When I get to a trail facility I will say I am a beginner with some experience, also because I ride english and trail facilities here usually have 'gaucho style' trained horses, so riding with no contact, contact means go faster and everything is backwards LOL. Plus if I'm renting a horse for a trail ride I want to be able to enjoy it and not have to deal with a hot horse or a horse that decides to turn around and go home, or one that decides not to move out of the driveway.


----------



## farmpony84 (Apr 21, 2008)

Linda G said:


> Well, I don't think I am overthinking it lol, I'm just curious. "the only ones who should be worrying about where a rider is..." Well, I am the rider and I am curious where I would fit on the assessment  It is because people learn at different rates that I wondered how the assessment would be made; you wouldn't be able to assess by length of time alone. Are there certain achievements or milestones to pass that would determine if a person is a beginner or intermediate or whatever? Most things that have lessons or classes also have levels so I was wondering how the levels are determined. These are questions I ponder while having my morning tea. lol



Going off that... Me personally... would say...

Walk-trot is beginner

Walk-trot-canter would be beginner to intermediate beginner depending on ability. Do they know their diagonals? Can they sit the trot? Can they 2-point? Do they know the leads and how to ask for them? Can the halt and back?

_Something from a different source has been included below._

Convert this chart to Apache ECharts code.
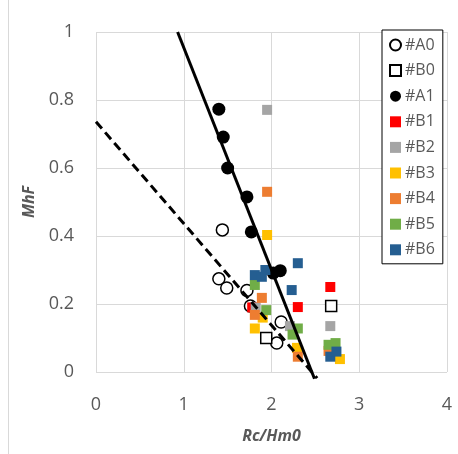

Walk-trot-canter and then even adding some jumps could still be a beginner intermediate to advanced beginner....

You can also call it a novice rider...

If you are going by shows then usually they consider a beginner someone in their first year of showing and sometimes will throw in a "and have not won a blue ribbon in this division clause". That doesn't mean the first blue ribbon a rider wins in that division disqualifies them for the rest of the season, it just means the next season they are no longer eligible for that class.

an intermediate rider would be someone that could walk, trot, canter, lope, knows the diagonals and leads, can do at least a simple lead change, maybe a flying. Has good balance and is using leg yields and seat action. etc.


----------



## Horsef (May 1, 2014)

I think that when you see a person riding, you can tell how experienced they are. There is something in the way they move that makes it quite obvious, even to begginers like me. Even though I can do all the gaits, jump a bit, do some flying changes, leg yields and what not, you can see in my movement that I'm not at all a proficient rider.

My favorite example is a short sequence in a video by Robbie Williams, Feel. There is a bunch of cowboys riding towards the camera, along with the singer. I know nothing about Western riding but those few seconds are more than enough to see just how well they ride. And you can see that the singer can ride, but he is not even close to their skill level. They somehow look like they are a part of the horse.


----------



## beau159 (Oct 4, 2010)

Linda G said:


> When matching up a horse and rider, you need to know the rider's skill level as well as the horse. So, how do you determine if someone is a beginner, intermediate, or whatever? Do you go by how long they have been riding, or how well they execute certain gaits, or some kind of combination?


A person's experience level depends on a few different things. Sure, you could tell me you've been riding horse for 30 years, but if you don't even know what a leg cue is/means, I might still classify that person as a beginner-level rider. (Even if they think they are "advanced" because they've been riding for so many years.)

In my opinion, a beginner is someone who can get the horse to go, stop, and steer. (most of the time)




Linda G said:


> Also, I wonder why there would be such a huge difference in rate of advancement in riding lessons. *I know people are all different and learn at different rates* (my daughter learns much faster than I do ) but why would one person start loping after 3 months and another after years of lessons?


I bolded your own answer.

Everyone is different and learns at different rates.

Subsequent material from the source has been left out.